## BEGIN ENTRIES
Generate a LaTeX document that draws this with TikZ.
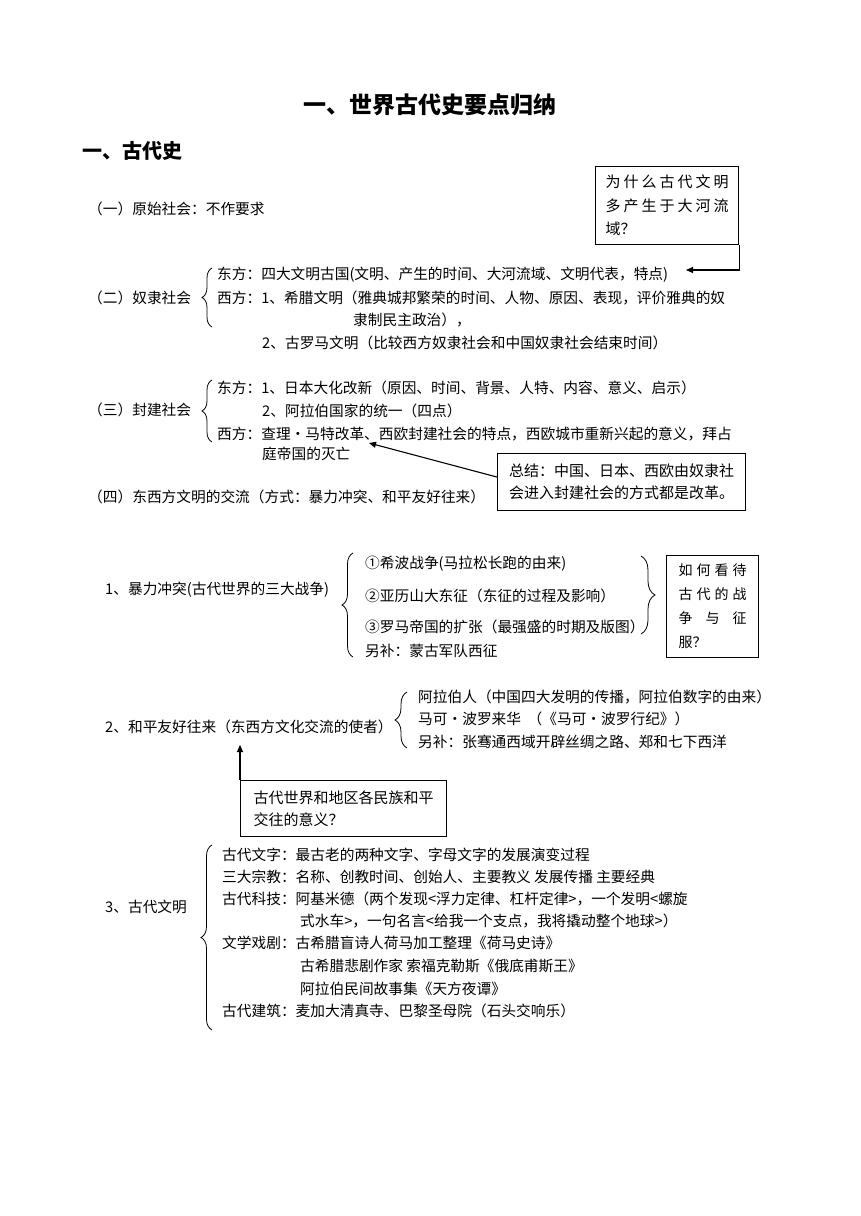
\documentclass[tikz,border=0pt]{standalone}
\usepackage{fontspec}
\setmainfont{Noto Sans CJK SC}
\usetikzlibrary{arrows.meta,decorations.pathreplacing}
\tikzset{
  txt/.style={anchor=west, inner sep=0pt, font=\fontsize{14.7}{18}\selectfont},
  bx/.style={draw, line width=1.1pt, anchor=north west, inner sep=0pt, align=left},
  arr/.style={-{Triangle[length=7pt,width=6pt]}, line width=1.1pt},
  brc/.style={decorate, decoration={brace, amplitude=#1}, line width=0.8pt},
}
\begin{document}
\begin{tikzpicture}[x=1pt,y=-1pt]
\fill[white] (0,0) rectangle (860,1216);
\useasboundingbox (0,0) rectangle (860,1216);

% titles
\node[inner sep=0pt, font=\fontsize{23}{28}\selectfont\bfseries] (title) at (430,105) {一、世界古代史要点归纳};
\node[txt, font=\fontsize{20}{24}\selectfont\bfseries] (sec) at (82,151) {一、古代史};

% (一)
\node[txt] (p1) at (88,209) {（一）原始社会：不作要求};
\node[bx, minimum width=143pt, minimum height=78pt, font=\fontsize{15}{23.5}\selectfont] (q1) at (595,166)
  {\makebox[123pt]{为\hfill 什\hfill 么\hfill 古\hfill 代\hfill 文\hfill 明}\\\makebox[123pt]{多\hfill 产\hfill 生\hfill 于\hfill 大\hfill 河\hfill 流}\\域？};

% (二)
\node[txt] (s2) at (88,298) {（二）奴隶社会};
\draw[brc=10pt] (212,327) -- (212,268);
\node[txt] (e2) at (217,275) {东方：四大文明古国(文明、产生的时间、大河流域、文明代表，特点)};
\node[txt] (w2) at (217,298) {西方：1、希腊文明（雅典城邦繁荣的时间、人物、原因、表现，评价雅典的奴};
\node[txt] (w2b) at (353,320) {隶制民主政治），};
\node[txt] (w2c) at (262,343) {2、古罗马文明（比较西方奴隶社会和中国奴隶社会结束时间）};
\coordinate (a1) at (686,270);
\draw[arr] (q1.south east) |- (a1);

% (三)
\node[txt] (s3) at (88,410) {（三）封建社会};
\draw[brc=10pt] (212,442) -- (212,380);
\node[txt] (e3) at (217,388) {东方：1、日本大化改新（原因、时间、背景、人特、内容、意义、启示）};
\node[txt] (e3b) at (262,411) {2、阿拉伯国家的统一（四点）};
\node[txt] (w3) at (217,434) {西方：查理·马特改革、西欧封建社会的特点，西欧城市重新兴起的意义，拜占};
\node[txt] (w3b) at (262,454) {庭帝国的灭亡};
\node[bx, minimum width=248pt, minimum height=57pt, font=\fontsize{15}{22}\selectfont] (q2) at (497,453)
  {总结：中国、日本、西欧由奴隶社\\会进入封建社会的方式都是改革。};
\coordinate (a2) at (369,443);
\draw[arr] ([yshift=5pt]q2.west) -- (a2);

% (四)
\node[txt] (s4) at (88,497) {（四）东西方文明的交流（方式：暴力冲突、和平友好往来）};

% 1
\node[txt] (c1) at (105,590) {1、暴力冲突(古代世界的三大战争)};
\draw[brc=11pt] (353,657) -- (353,553);
\node[txt] (c1a) at (365,564) {①希波战争(马拉松长跑的由来)};
\node[txt] (c1b) at (365,596) {②亚历山大东征（东征的过程及影响）};
\node[txt] (c1c) at (365,627) {③罗马帝国的扩张（最强盛的时期及版图）};
\node[txt] (c1d) at (365,651) {另补：蒙古军队西征};
\draw[brc=14pt] (641,556) -- (641,634);
\node[bx, minimum width=92pt, minimum height=102pt, font=\fontsize{14}{24}\selectfont] (q3) at (666,555)
  {\makebox[68pt]{如\hfill 何\hfill 看\hfill 待}\\\makebox[68pt]{古\hfill 代\hfill 的\hfill 战}\\\makebox[68pt]{争\hfill 与\hfill 征}\\服？};

% 2
\node[txt] (c2) at (105,727) {2、和平友好往来（东西方文化交流的使者）};
\draw[brc=12pt] (407,748) -- (407,692);
\node[txt] (c2a) at (418,697) {阿拉伯人（中国四大发明的传播，阿拉伯数字的由来）};
\node[txt] (c2b) at (418,719) {马可·波罗来华\ \ （《马可·波罗行纪》）};
\node[txt] (c2c) at (418,742) {另补：张骞通西域开辟丝绸之路、郑和七下西洋};
\node[bx, minimum width=206pt, minimum height=56pt, font=\fontsize{15}{22}\selectfont] (q4) at (240,780)
  {古代世界和地区各民族和平\\交往的意义？};
\coordinate (a4) at (240,745);
\draw[arr] (q4.north west) -- (a4);

% 3
\node[txt] (c3) at (105,907) {3、古代文明};
\draw[brc=11pt] (212,1030) -- (212,845);
\node[txt] (d1) at (222,855) {古代文字：最古老的两种文字、字母文字的发展演变过程};
\node[txt] (d2) at (222,877) {三大宗教：名称、创教时间、创始人、主要教义 发展传播 主要经典};
\node[txt] (d3) at (222,899) {古代科技：阿基米德（两个发现<浮力定律、杠杆定律>，一个发明<螺旋};
\node[txt] (d3b) at (300,921) {式水车>，一句名言<给我一个支点，我将撬动整个地球>）};
\node[txt] (d4) at (222,943) {文学戏剧：古希腊盲诗人荷马加工整理《荷马史诗》};
\node[txt] (d4b) at (300,966) {古希腊悲剧作家 索福克勒斯《俄底甫斯王》};
\node[txt] (d4c) at (300,989) {阿拉伯民间故事集《天方夜谭》};
\node[txt] (d5) at (222,1011) {古代建筑：麦加大清真寺、巴黎圣母院（石头交响乐）};
\end{tikzpicture}
\end{document}
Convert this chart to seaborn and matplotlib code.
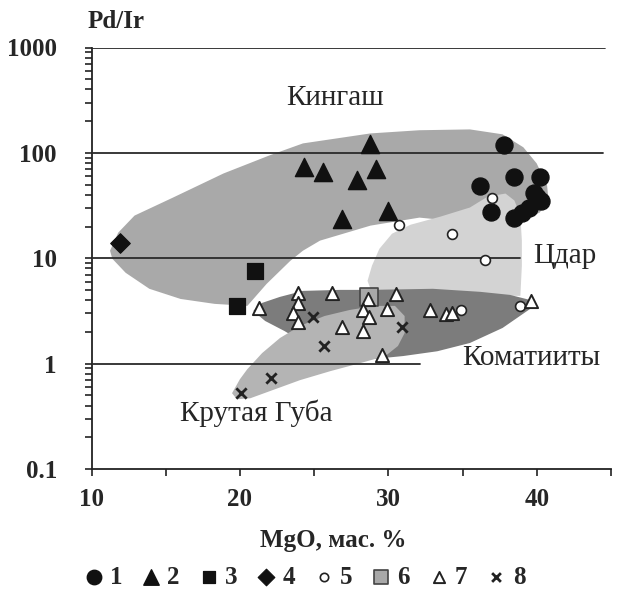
## END ENTRIES
▶ **SET EXERCISE**:
Leave out the pictures and print every line of the data exactly.

▶ **SOLVED EXERCISE**:
Generate a LaTeX document that draws this with TikZ.
\documentclass[tikz,border=0pt]{standalone}
\usepackage{fontspec}
\setmainfont{Noto Sans CJK SC}
\usetikzlibrary{arrows.meta,decorations.pathreplacing}
\tikzset{
  txt/.style={anchor=west, inner sep=0pt, font=\fontsize{14.7}{18}\selectfont},
  bx/.style={draw, line width=1.1pt, anchor=north west, inner sep=0pt, align=left},
  arr/.style={-{Triangle[length=7pt,width=6pt]}, line width=1.1pt},
  brc/.style={decorate, decoration={brace, amplitude=#1}, line width=0.8pt},
}
\begin{document}
\begin{tikzpicture}[x=1pt,y=-1pt]
\fill[white] (0,0) rectangle (860,1216);
\useasboundingbox (0,0) rectangle (860,1216);

% titles
\node[inner sep=0pt, font=\fontsize{23}{28}\selectfont\bfseries] (title) at (430,105) {一、世界古代史要点归纳};
\node[txt, font=\fontsize{20}{24}\selectfont\bfseries] (sec) at (82,151) {一、古代史};

% (一)
\node[txt] (p1) at (88,209) {（一）原始社会：不作要求};
\node[bx, minimum width=143pt, minimum height=78pt, font=\fontsize{15}{23.5}\selectfont] (q1) at (595,166)
  {\makebox[123pt]{为\hfill 什\hfill 么\hfill 古\hfill 代\hfill 文\hfill 明}\\\makebox[123pt]{多\hfill 产\hfill 生\hfill 于\hfill 大\hfill 河\hfill 流}\\域？};

% (二)
\node[txt] (s2) at (88,298) {（二）奴隶社会};
\draw[brc=10pt] (212,327) -- (212,268);
\node[txt] (e2) at (217,275) {东方：四大文明古国(文明、产生的时间、大河流域、文明代表，特点)};
\node[txt] (w2) at (217,298) {西方：1、希腊文明（雅典城邦繁荣的时间、人物、原因、表现，评价雅典的奴};
\node[txt] (w2b) at (353,320) {隶制民主政治），};
\node[txt] (w2c) at (262,343) {2、古罗马文明（比较西方奴隶社会和中国奴隶社会结束时间）};
\coordinate (a1) at (686,270);
\draw[arr] (q1.south east) |- (a1);

% (三)
\node[txt] (s3) at (88,410) {（三）封建社会};
\draw[brc=10pt] (212,442) -- (212,380);
\node[txt] (e3) at (217,388) {东方：1、日本大化改新（原因、时间、背景、人特、内容、意义、启示）};
\node[txt] (e3b) at (262,411) {2、阿拉伯国家的统一（四点）};
\node[txt] (w3) at (217,434) {西方：查理·马特改革、西欧封建社会的特点，西欧城市重新兴起的意义，拜占};
\node[txt] (w3b) at (262,454) {庭帝国的灭亡};
\node[bx, minimum width=248pt, minimum height=57pt, font=\fontsize{15}{22}\selectfont] (q2) at (497,453)
  {总结：中国、日本、西欧由奴隶社\\会进入封建社会的方式都是改革。};
\coordinate (a2) at (369,443);
\draw[arr] ([yshift=5pt]q2.west) -- (a2);

% (四)
\node[txt] (s4) at (88,497) {（四）东西方文明的交流（方式：暴力冲突、和平友好往来）};

% 1
\node[txt] (c1) at (105,590) {1、暴力冲突(古代世界的三大战争)};
\draw[brc=11pt] (353,657) -- (353,553);
\node[txt] (c1a) at (365,564) {①希波战争(马拉松长跑的由来)};
\node[txt] (c1b) at (365,596) {②亚历山大东征（东征的过程及影响）};
\node[txt] (c1c) at (365,627) {③罗马帝国的扩张（最强盛的时期及版图）};
\node[txt] (c1d) at (365,651) {另补：蒙古军队西征};
\draw[brc=14pt] (641,556) -- (641,634);
\node[bx, minimum width=92pt, minimum height=102pt, font=\fontsize{14}{24}\selectfont] (q3) at (666,555)
  {\makebox[68pt]{如\hfill 何\hfill 看\hfill 待}\\\makebox[68pt]{古\hfill 代\hfill 的\hfill 战}\\\makebox[68pt]{争\hfill 与\hfill 征}\\服？};

% 2
\node[txt] (c2) at (105,727) {2、和平友好往来（东西方文化交流的使者）};
\draw[brc=12pt] (407,748) -- (407,692);
\node[txt] (c2a) at (418,697) {阿拉伯人（中国四大发明的传播，阿拉伯数字的由来）};
\node[txt] (c2b) at (418,719) {马可·波罗来华\ \ （《马可·波罗行纪》）};
\node[txt] (c2c) at (418,742) {另补：张骞通西域开辟丝绸之路、郑和七下西洋};
\node[bx, minimum width=206pt, minimum height=56pt, font=\fontsize{15}{22}\selectfont] (q4) at (240,780)
  {古代世界和地区各民族和平\\交往的意义？};
\coordinate (a4) at (240,745);
\draw[arr] (q4.north west) -- (a4);

% 3
\node[txt] (c3) at (105,907) {3、古代文明};
\draw[brc=11pt] (212,1030) -- (212,845);
\node[txt] (d1) at (222,855) {古代文字：最古老的两种文字、字母文字的发展演变过程};
\node[txt] (d2) at (222,877) {三大宗教：名称、创教时间、创始人、主要教义 发展传播 主要经典};
\node[txt] (d3) at (222,899) {古代科技：阿基米德（两个发现<浮力定律、杠杆定律>，一个发明<螺旋};
\node[txt] (d3b) at (300,921) {式水车>，一句名言<给我一个支点，我将撬动整个地球>）};
\node[txt] (d4) at (222,943) {文学戏剧：古希腊盲诗人荷马加工整理《荷马史诗》};
\node[txt] (d4b) at (300,966) {古希腊悲剧作家 索福克勒斯《俄底甫斯王》};
\node[txt] (d4c) at (300,989) {阿拉伯民间故事集《天方夜谭》};
\node[txt] (d5) at (222,1011) {古代建筑：麦加大清真寺、巴黎圣母院（石头交响乐）};
\end{tikzpicture}
\end{document}
Convert this chart to seaborn and matplotlib code.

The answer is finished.